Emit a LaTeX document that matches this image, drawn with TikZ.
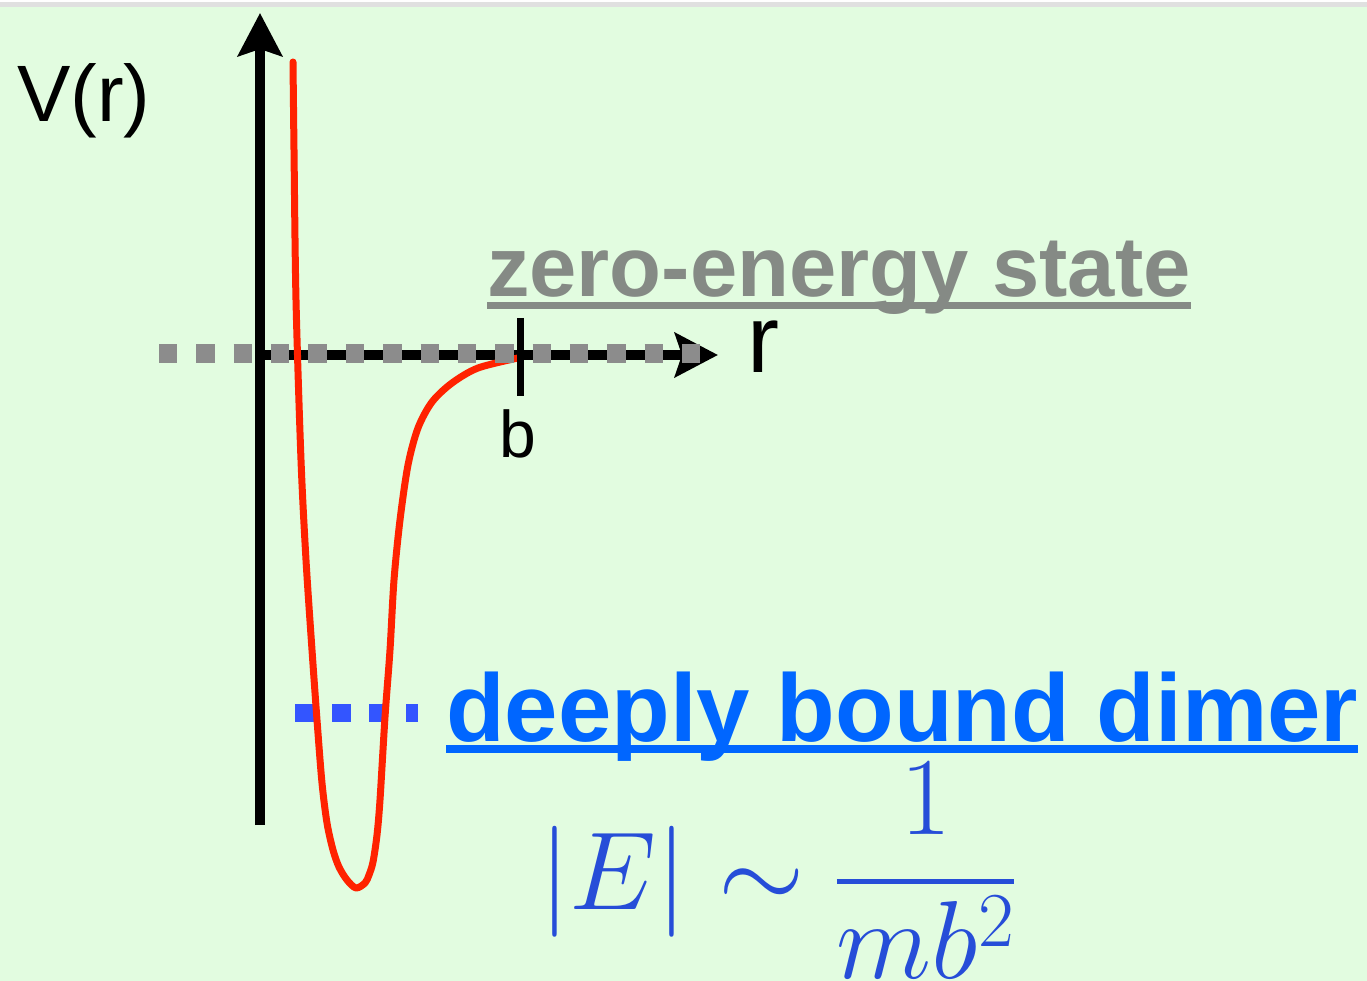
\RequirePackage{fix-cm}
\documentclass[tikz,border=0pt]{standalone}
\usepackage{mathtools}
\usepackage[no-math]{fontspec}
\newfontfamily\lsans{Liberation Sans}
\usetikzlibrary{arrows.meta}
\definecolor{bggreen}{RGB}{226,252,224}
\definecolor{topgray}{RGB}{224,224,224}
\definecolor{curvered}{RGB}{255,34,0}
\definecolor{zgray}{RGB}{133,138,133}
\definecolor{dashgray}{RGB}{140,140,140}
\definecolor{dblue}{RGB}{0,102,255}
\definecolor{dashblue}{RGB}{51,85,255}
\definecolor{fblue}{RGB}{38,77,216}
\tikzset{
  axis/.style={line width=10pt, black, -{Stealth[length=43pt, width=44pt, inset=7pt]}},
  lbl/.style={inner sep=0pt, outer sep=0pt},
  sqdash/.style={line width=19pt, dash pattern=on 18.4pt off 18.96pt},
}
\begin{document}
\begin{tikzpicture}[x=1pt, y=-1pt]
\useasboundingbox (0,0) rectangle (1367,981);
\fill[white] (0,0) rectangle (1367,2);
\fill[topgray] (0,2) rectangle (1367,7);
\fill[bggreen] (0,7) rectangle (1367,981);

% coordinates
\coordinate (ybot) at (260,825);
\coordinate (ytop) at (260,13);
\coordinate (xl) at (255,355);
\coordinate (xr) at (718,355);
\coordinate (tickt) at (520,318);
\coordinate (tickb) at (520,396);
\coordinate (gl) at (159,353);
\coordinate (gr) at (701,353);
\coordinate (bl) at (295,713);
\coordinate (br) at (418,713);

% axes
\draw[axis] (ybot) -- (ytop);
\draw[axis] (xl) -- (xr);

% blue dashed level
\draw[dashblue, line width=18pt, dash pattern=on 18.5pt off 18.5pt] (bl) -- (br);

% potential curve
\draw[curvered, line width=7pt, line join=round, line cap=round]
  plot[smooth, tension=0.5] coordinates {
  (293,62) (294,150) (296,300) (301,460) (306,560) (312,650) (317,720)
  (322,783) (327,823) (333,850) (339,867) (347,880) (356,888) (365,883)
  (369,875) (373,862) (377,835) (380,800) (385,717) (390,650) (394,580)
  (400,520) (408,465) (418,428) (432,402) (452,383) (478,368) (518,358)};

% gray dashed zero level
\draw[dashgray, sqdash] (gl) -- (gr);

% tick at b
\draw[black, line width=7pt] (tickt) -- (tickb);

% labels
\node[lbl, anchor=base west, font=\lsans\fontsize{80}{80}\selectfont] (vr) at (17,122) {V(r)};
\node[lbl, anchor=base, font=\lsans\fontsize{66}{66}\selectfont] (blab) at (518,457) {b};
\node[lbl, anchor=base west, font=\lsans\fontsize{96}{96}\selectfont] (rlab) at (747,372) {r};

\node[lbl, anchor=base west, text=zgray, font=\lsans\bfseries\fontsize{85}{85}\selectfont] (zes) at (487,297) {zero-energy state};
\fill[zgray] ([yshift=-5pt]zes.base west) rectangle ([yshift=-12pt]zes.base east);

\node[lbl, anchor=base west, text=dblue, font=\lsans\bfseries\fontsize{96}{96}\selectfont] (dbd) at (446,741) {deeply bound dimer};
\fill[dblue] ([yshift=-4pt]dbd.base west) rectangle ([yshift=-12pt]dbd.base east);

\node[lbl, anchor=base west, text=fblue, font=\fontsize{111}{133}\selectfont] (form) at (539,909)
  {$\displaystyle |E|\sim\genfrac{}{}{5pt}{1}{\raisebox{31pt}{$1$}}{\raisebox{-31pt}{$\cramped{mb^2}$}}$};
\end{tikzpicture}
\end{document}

▸ **THE REQUEST**:
Go from the first line of the listing to the line holding "18.5pt] (bl) -- (br);" and, please, transcribe those lines exactly, both included, with no pictures.

▸ **ANSWER FOR THE TASK**:
Emit a LaTeX document that matches this image, drawn with TikZ.
\RequirePackage{fix-cm}
\documentclass[tikz,border=0pt]{standalone}
\usepackage{mathtools}
\usepackage[no-math]{fontspec}
\newfontfamily\lsans{Liberation Sans}
\usetikzlibrary{arrows.meta}
\definecolor{bggreen}{RGB}{226,252,224}
\definecolor{topgray}{RGB}{224,224,224}
\definecolor{curvered}{RGB}{255,34,0}
\definecolor{zgray}{RGB}{133,138,133}
\definecolor{dashgray}{RGB}{140,140,140}
\definecolor{dblue}{RGB}{0,102,255}
\definecolor{dashblue}{RGB}{51,85,255}
\definecolor{fblue}{RGB}{38,77,216}
\tikzset{
  axis/.style={line width=10pt, black, -{Stealth[length=43pt, width=44pt, inset=7pt]}},
  lbl/.style={inner sep=0pt, outer sep=0pt},
  sqdash/.style={line width=19pt, dash pattern=on 18.4pt off 18.96pt},
}
\begin{document}
\begin{tikzpicture}[x=1pt, y=-1pt]
\useasboundingbox (0,0) rectangle (1367,981);
\fill[white] (0,0) rectangle (1367,2);
\fill[topgray] (0,2) rectangle (1367,7);
\fill[bggreen] (0,7) rectangle (1367,981);

% coordinates
\coordinate (ybot) at (260,825);
\coordinate (ytop) at (260,13);
\coordinate (xl) at (255,355);
\coordinate (xr) at (718,355);
\coordinate (tickt) at (520,318);
\coordinate (tickb) at (520,396);
\coordinate (gl) at (159,353);
\coordinate (gr) at (701,353);
\coordinate (bl) at (295,713);
\coordinate (br) at (418,713);

% axes
\draw[axis] (ybot) -- (ytop);
\draw[axis] (xl) -- (xr);

% blue dashed level
\draw[dashblue, line width=18pt, dash pattern=on 18.5pt off 18.5pt] (bl) -- (br);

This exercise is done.